Amare gli altri per amare se stessi

XXX Domenica del Tempo Ordinario - Anno A - 2017

Cosa significa veramente amare? Perchè Gesù riassume tutta la legge nei comandamenti dell'amore? In questa XXX domenica del tempo ordinario la liturgia ci invita a riscoprire il fondamento della nostra vita e della nostra fede. 

"Amerai il tuo prossimo come te stesso", è simile al primo comandamento: "Amerai il Signore tuo Dio con tutto il tuo cuore, con tutta la tua anima e con tutta la tua mente", afferma Gesù, per poi concludere: "Da questi due comandamenti dipendono tutta la Legge e i Profeti». Noi possiamo dire: "Da questi due comandamenti dipende tutto il vangelo".

Chissà quante volte abbiamo meditato queste parole. Facciamo bene a continuare a farlo per non dimenticarle mai. Spesso, però, ci fermiamo su: "ama il prossimo tuo", trascurando il termine di paragone: "come te stesso". Così amare il prossimo rischia di apparire come un ordine, un comando al quale sottoporsi, un peso da portare con fatica, soprattutto quando questo amore ci richiede non un generico "vogliamoci bene", ma un impegno serio e faticoso, come quello declinato dal brano dell'Esodo, che sembra scritto stamattina: "Non molesterai il forestiero né lo opprimerai". Pensiamo al fenomeno del caporalato. "Se tu presti denaro a qualcuno del mio popolo, all'indigente che sta con te, non ti comporterai con lui da usuraio: voi non dovete imporgli alcun interesse". Pensiamo al tristissimo fenomeno dell'usura. "Se prendi in pegno il mantello del tuo prossimo, glielo renderai prima del tramonto del sole, perché è la sua sola coperta". Pensiamo agli operai lasciati senza stipendio, o con lo stipendio consegnato con mesi di ritardo.

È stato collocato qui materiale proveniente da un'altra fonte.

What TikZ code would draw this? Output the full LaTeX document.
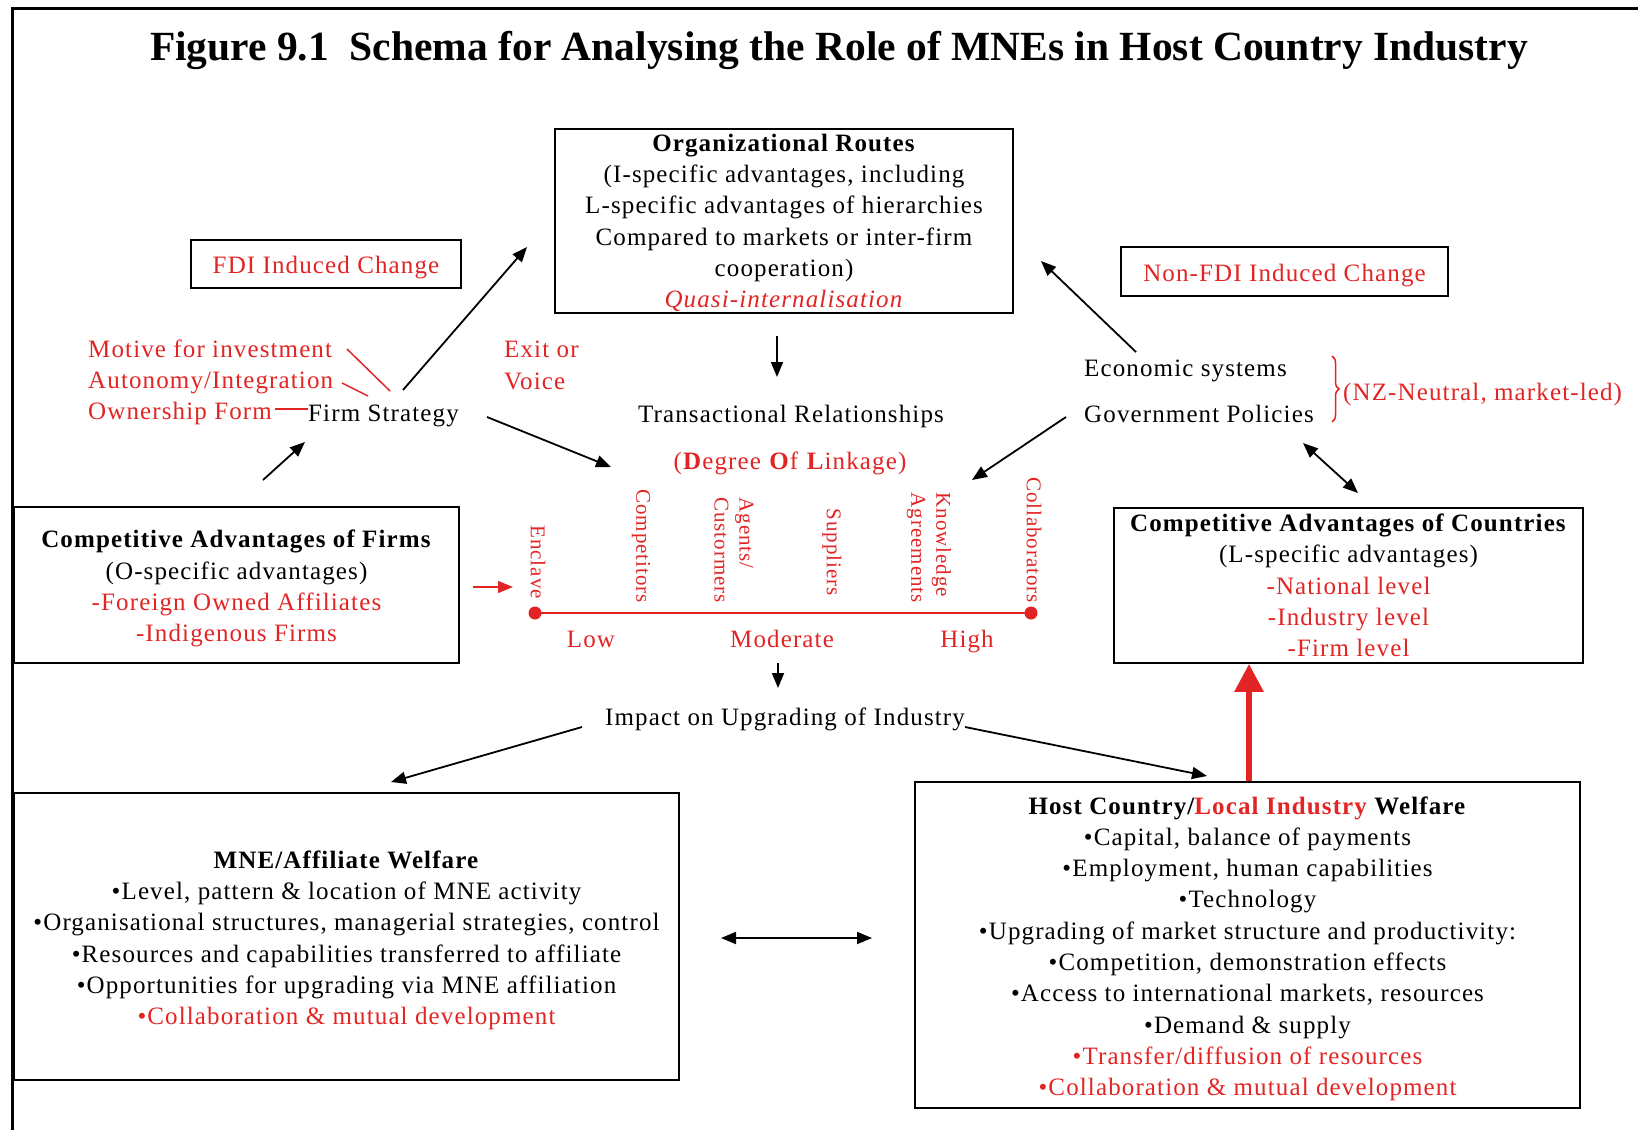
\documentclass[tikz,border=0pt]{standalone}
\usepackage{fontspec}
\setmainfont{Liberation Serif}[LetterSpace=4.5]
\newfontfamily\headfont{Liberation Serif}
\usetikzlibrary{arrows.meta,decorations.pathreplacing}
\definecolor{mnered}{RGB}{226,36,36}
\newcommand{\hl}[1]{\textcolor{mnered}{#1}}
\newcommand{\topstrut}{\rule{0pt}{25pt}}

\begin{document}
\begin{tikzpicture}[x=1pt, y=-1pt,
    every node/.style={font=\fontsize{25}{31.3}\selectfont, inner sep=0pt},
    box/.style={draw, line width=1.8pt, align=center},
    note/.style={text=mnered},
    linktag/.style={text=mnered, rotate=-90, anchor=east, align=left, font=\fontsize{21}{25}\selectfont},
    arr/.style={-{Triangle[length=15pt,width=12pt]}, line width=1.8pt},
    darr/.style={{Triangle[length=15pt,width=12pt]}-{Triangle[length=15pt,width=12pt]}, line width=1.8pt},
    tie/.style={mnered, line width=1.5pt}]
  \useasboundingbox (0,0) rectangle (1638,1130);
  \draw[line width=3pt] (12,1130) -- (12,8) -- (1638,8);% frame
  \node[font=\headfont\bfseries\fontsize{41.5}{48}\selectfont, anchor=base] (title) at (839,60)
    {Figure 9.1\ \ Schema for Analysing the Role of MNEs in Host Country Industry};

  % boxes
  \node[box, minimum width=458, minimum height=184] (org) at (784,221)
    {\rule{0pt}{21pt}\textbf{Organizational Routes}\\(I-specific advantages, including\\L-specific advantages of hierarchies\\Compared to markets or inter-firm\\cooperation)\\\hl{\textit{Quasi-internalisation}}};
  \node[box, note, minimum width=270, minimum height=48] (fdi) at (326,264) {\topstrut FDI Induced Change};
  \node[box, note, minimum width=327, minimum height=49] (nonfdi) at (1284.5,271.5) {\topstrut Non-FDI Induced Change};
  \node[box, minimum width=445, minimum height=156] (caf) at (236.5,585)
    {\topstrut\textbf{Competitive Advantages of Firms}\\(O-specific advantages)\\\hl{-Foreign Owned Affiliates}\\\hl{-Indigenous Firms}};
  \node[box, minimum width=469, minimum height=155] (cac) at (1348.5,585.5)
    {\textbf{Competitive Advantages of Countries}\\(L-specific advantages)\\\hl{-National level}\\\hl{-Industry level}\\\hl{-Firm level}};
  \node[box, minimum width=665, minimum height=287] (mne) at (346.5,936.5)
    {\topstrut\textbf{MNE/Affiliate Welfare}\\•Level, pattern \& location of MNE activity\\•Organisational structures, managerial strategies, control\\•Resources and capabilities transferred to affiliate\\•Opportunities for upgrading via MNE affiliation\\\hl{•Collaboration \& mutual development}};
  \node[box, minimum width=665, minimum height=326] (host) at (1247.5,945)
    {\topstrut\textbf{Host Country/\hl{Local Industry} Welfare}\\•Capital, balance of payments\\•Employment, human capabilities\\•Technology\\•Upgrading of market structure and productivity:\\•Competition, demonstration effects\\•Access to international markets, resources\\•Demand \& supply\\\hl{•Transfer/diffusion of resources}\\\hl{•Collaboration \& mutual development}};

  % firm side
  \node[note, anchor=base west] (motive) at (88,357) {Motive for investment};
  \node[note, anchor=base west] (auto) at (88,388) {Autonomy/Integration};
  \node[note, anchor=base west] (own) at (88,419) {Ownership Form};
  \node[anchor=base west] (fs) at (308,421) {Firm Strategy};
  \node[note, anchor=north west, align=left] (exit) at (504,341) {Exit or\\Voice};
  \draw[tie] (347,349) -- (390,391);
  \draw[tie] (342,383) -- (368,396);
  \draw[tie] (own.east) ++(3,-4) coordinate (ownend) -- (fs.west |- ownend);

  % country side
  \node[anchor=base west] (econ) at (1084,376) {Economic systems};
  \node[anchor=base west] (gov) at (1084,422) {Government Policies};
  \draw[mnered, line width=1.5pt, decorate, decoration={brace, amplitude=7pt}] (1332,356) -- (1332,422);
  \node[note, anchor=base west] (nz) at (1343,400) {(NZ-Neutral, market-led)};

  % linkage scale
  \node[anchor=base] (trans) at (791,422) {Transactional Relationships};
  \node[note, anchor=base] (degree) at (790,469) {(\textbf{D}egree \textbf{O}f \textbf{L}inkage)};
  \coordinate (lo) at (535,613);
  \coordinate (hi) at (1031,613);
  \draw[mnered, line width=2pt] (lo) -- (hi);
  \fill[mnered] (lo) circle (6.5) (hi) circle (6.5);
  \node[linktag] (enclave) at (538,599) {Enclave};
  \node[linktag] (compet) at (641,603) {Competitors};
  \node[linktag] (agents) at (734,603) {Agents/\\Custormers};
  \node[linktag] (suppl) at (832,596) {Suppliers};
  \node[linktag] (know) at (929,603) {Knowledge\\Agreements};
  \node[linktag] (collab) at (1034,603) {Collaborators};
  \node[note, anchor=base] (low) at (591,647) {Low};
  \node[note, anchor=base] (mod) at (782,647) {Moderate};
  \node[note, anchor=base] (high) at (967,647) {High};
  \node[anchor=base] (impact) at (785,725) {Impact on Upgrading of Industry};

  % arrows
  \coordinate (a1) at (403,390);  \coordinate (b1) at (527,247);
  \coordinate (a2) at (263,480);  \coordinate (b2) at (305,442);
  \coordinate (a3) at (487,417);  \coordinate (b3) at (611,467);
  \coordinate (a4) at (777,336);  \coordinate (b4) at (777,377);
  \coordinate (a5) at (1136,352); \coordinate (b5) at (1041,261);
  \coordinate (a6) at (1066,417); \coordinate (b6) at (972,480);
  \coordinate (a7) at (1303,443); \coordinate (b7) at (1358,493);
  \coordinate (a8) at (473,587);  \coordinate (b8) at (513,587);
  \coordinate (a9) at (778,663);  \coordinate (b9) at (778,688);
  \coordinate (a10) at (582,727); \coordinate (b10) at (391,782);
  \coordinate (a11) at (impact.base east); \coordinate (b11) at (1207,776);
  \coordinate (a12) at (721,938); \coordinate (b12) at (872,938);
  \draw[arr] (a1) -- (b1);
  \draw[arr] (a2) -- (b2);
  \draw[arr] (a3) -- (b3);
  \draw[arr] (a4) -- (b4);
  \draw[arr] (a5) -- (b5);
  \draw[arr] (a6) -- (b6);
  \draw[darr] (a7) -- (b7);
  \draw[arr, mnered, line width=1.5pt] (a8) -- (b8);
  \draw[arr] (a9) -- (b9);
  \draw[arr] (a10) -- (b10);
  \draw[arr] ([yshift=-2]a11) -- (b11);
  \draw[darr] (a12) -- (b12);
  \draw[-{Triangle[length=28pt,width=28pt]}, mnered, line width=6pt] (host.north -| 1249,0) -- (cac.south -| 1249,0);% thick
\end{tikzpicture}
\end{document}
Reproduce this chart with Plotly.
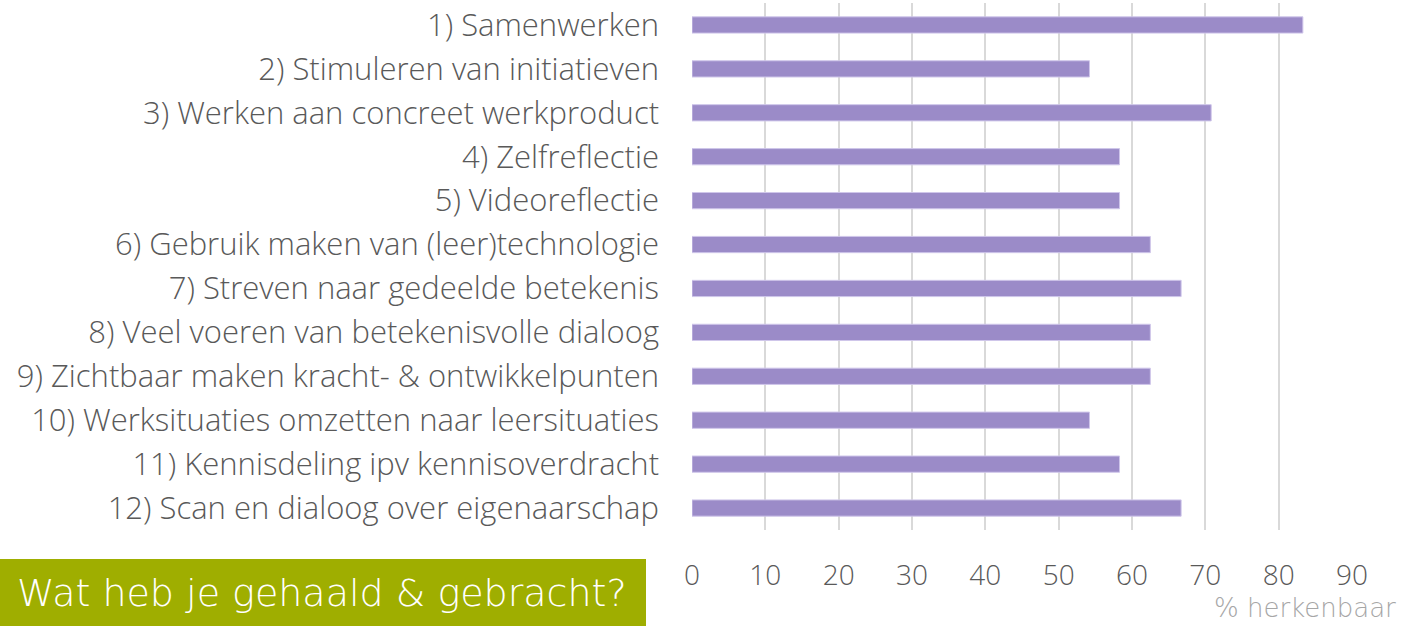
import plotly.graph_objects as go

categories = [
    "1) Samenwerken",
    "2) Stimuleren van initiatieven",
    "3) Werken aan concreet werkproduct",
    "4) Zelfreflectie",
    "5) Videoreflectie",
    "6) Gebruik maken van (leer)technologie",
    "7) Streven naar gedeelde betekenis",
    "8) Veel voeren van betekenisvolle dialoog",
    "9) Zichtbaar maken kracht- & ontwikkelpunten",
    "10) Werksituaties omzetten naar leersituaties",
    "11) Kennisdeling ipv kennisoverdracht",
    "12) Scan en dialoog over eigenaarschap",
]
values = [83.3, 54.2, 70.8, 58.3, 58.3, 62.5, 66.7, 62.5, 62.5, 54.2, 58.3, 66.7]
tick_vals = [0, 10, 20, 30, 40, 50, 60, 70, 80, 90]
axis_title = "% herkenbaar"
banner_text = "Wat heb je gehaald & gebracht?"

W, H = 1402, 627
ML, MR, MT, MB = 692, 50, 3, 97
PW = W - ML - MR
PH = H - MT - MB

fig = go.Figure()
fig.add_trace(go.Bar(
    y=categories, x=values, orientation="h",
    marker=dict(color="#9B8BC8", line=dict(color="#CFC6EA", width=1)),
    hoverinfo="x+y",
))

fig.update_layout(
    width=W, height=H,
    margin=dict(l=ML, r=MR, t=MT, b=MB),
    paper_bgcolor="white", plot_bgcolor="white",
    bargap=0.63,
    showlegend=False,
    font=dict(family="Open Sans", color="#595959"),
    xaxis=dict(
        range=[0, 90], tickvals=tick_vals, showgrid=True,
        gridcolor="#D9D9D9", gridwidth=1.5, zeroline=False,
        showline=False, ticks="", ticklabelstandoff=26,
        tickfont=dict(size=28, color="#595959", family="Open Sans", weight=300),
    ),
    yaxis=dict(
        categoryorder="array", categoryarray=categories,
        autorange="reversed", showgrid=False, zeroline=False,
        showline=False, ticks="", ticklabelstandoff=32,
        tickfont=dict(size=31, color="#595959", family="Open Sans", weight=300),
    ),
)

# green banner box
fig.add_shape(
    type="rect", xref="paper", yref="paper",
    x0=(0 - ML) / PW, x1=(646 - ML) / PW,
    y0=-(626 - (MT + PH)) / PH, y1=-(559 - (MT + PH)) / PH,
    fillcolor="#9FAE00", line=dict(width=0), layer="above",
)
fig.add_annotation(
    xref="paper", yref="paper",
    x=((644 / 2) - ML) / PW, y=-(593 - (MT + PH)) / PH,
    text=banner_text, showarrow=False,
    font=dict(size=38, color="white", family="DejaVu Sans", weight=200),
    xanchor="center", yanchor="middle",
)
fig.add_annotation(
    xref="paper", yref="paper",
    x=(1398 - ML) / PW, y=-(608 - (MT + PH)) / PH,
    text=axis_title, showarrow=False,
    font=dict(size=26, color="#A6A6A6", family="DejaVu Sans", weight=200),
    xanchor="right", yanchor="middle",
)

fig.write_html("out.html", config={"displayModeBar": False},
               post_script="document.body.style.margin='0';")
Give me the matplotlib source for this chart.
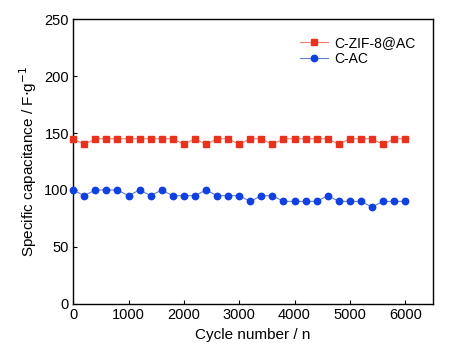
import matplotlib
matplotlib.use("Agg")
import matplotlib.pyplot as plt

plt.rcParams['font.family'] = ['Liberation Sans', 'DejaVu Sans']

cycles = list(range(0, 6001, 200))
zif_ac = [145, 140, 145, 145, 145, 145, 145, 145, 145, 145, 140, 145, 140, 145, 145, 140,
          145, 145, 140, 145, 145, 145, 145, 145, 140, 145, 145, 145, 140, 145, 145]
c_ac = [100, 95, 100, 100, 100, 95, 100, 95, 100, 95, 95, 95, 100, 95, 95, 95,
        90, 95, 95, 90, 90, 90, 90, 95, 90, 90, 90, 85, 90, 90, 90]

fig = plt.figure(figsize=(4.63, 3.55), dpi=100)
ax = fig.add_axes([0.158, 0.144, 0.777, 0.802])

ax.plot(cycles, zif_ac, color='#f08070', lw=0.8, ls='-', marker='s', ms=4.2,
        mfc='#e8321e', mec='#e8321e', label='C-ZIF-8@AC', clip_on=False, zorder=3)
ax.plot(cycles, c_ac, color='#6080d0', lw=0.8, ls='-', marker='o', ms=4.6,
        mfc='#1040e0', mec='#1040e0', label='C-AC', clip_on=False, zorder=3)

ax.set_xlim(0, 6500)
ax.set_ylim(0, 250)
ax.set_xticks([0, 1000, 2000, 3000, 4000, 5000, 6000])
ax.set_yticks([0, 50, 100, 150, 200, 250])
ax.tick_params(direction='in', length=3, width=0.8, labelsize=10.5, pad=3)
for s in ax.spines.values():
    s.set_linewidth(1.0)

ax.set_xlabel('Cycle number / n', fontsize=11)
ax.set_ylabel('Specific capacitance / F$\\cdot$g$^{-1}$', fontsize=11)

ax.legend(loc='upper right', frameon=False, fontsize=10, handlelength=2.0,
          handletextpad=0.4, labelspacing=0.15, bbox_to_anchor=(0.985, 0.985))

fig.savefig('out.png', dpi=100)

Se pensiamo, invece, che il comandamento dell'amore del prossimo è il modo migliore e forse unico per amare se stessi, la difficoltà di amare gli altri non diminuisce, ma cambia l'atteggiamento nei suoi confronti, trasformandosi in positivo. Può sembrare un paradosso, ma è così. Ci vengono in aiuto sia le scienze umane che il buon senso e l'esperienza personale. La psicologia dopo molti secoli ha scoperto che una persona per crescere e diventare adulta e realizzata, cioè per volersi bene, deve aprirsi agli altri, rompendo la prigione dell'egocentrismo infantile e delle scelte egoistiche. Esattamente ciò che ci dicono il buon senso e la nostra esperienza personale. Chi vorrebbe accanto sé come amico, come parente, come collaboratore la persona centrata su se stessa, che pensa soltanto ai suoi interessi, che si nega a ogni collaborazione e attenzione se non vi ricava un vantaggio personale? Chi ha detto che l'inferno sono gli altri ha dimenticato di specificare che infernali sono gli altri che pensano soltanto a se stessi.

La pochezza, però, delle persone che si negano agli altri, oltre che dalla grettezza delle proprie scelte, nasce dalla incapacità di comprendere ciò che dà fondamento alla vita. Viene necessariamente in mente il ricco stolto della parabola evangelica che, già ricco, di fronte a un raccolto eccezionale non riesce a pensare ad altro che a se stesso: "Costruirò nuovi e più grandi magazzini e dirò: "Anima mia, hai a disposizione molti beni, per molti anni; riposati, mangia, bevi e datti alla gioia" (Lc 12,19). Invece...

A parte la psicologia e l'esperienza vissuta, ciò che più conta è che non amare il prossimo comporta inevitabilmente disattendere il primo comandamento, perché non condividere i propri beni con il prossimo significa fondare la propria vita su se stesso e sui propri "magazzini", e non su Dio, suo unico e vero fondamento. Amare Dio, infatti, non consiste nel chiamarlo "Signore", ma nel riconoscere in lui la roccia della nostra esistenza, perché origine, fondamento, traguardo della stessa, senza la quale è come una casa fondata sulla sabbia (Mt 6,26). Lo sa bene il salmista che ci invita a pregare con lui: "Ti amo, Signore, mia forza, mia roccia, mia fortezza, mio liberatore. Mio Dio, mia rupe, in cui mi rifugio; mio scudo, mia potente salvezza e mio baluardo".

Non dimentichiamo mai che il Signore non ci chiede mai niente che non corrisponda al nostro vero bene. Questa consapevolezza dà grande serenità e generosità alla nostra fede e al nostro rapporto filiale con lui, perché ce lo fa accogliere non come un padrone, ma un padre.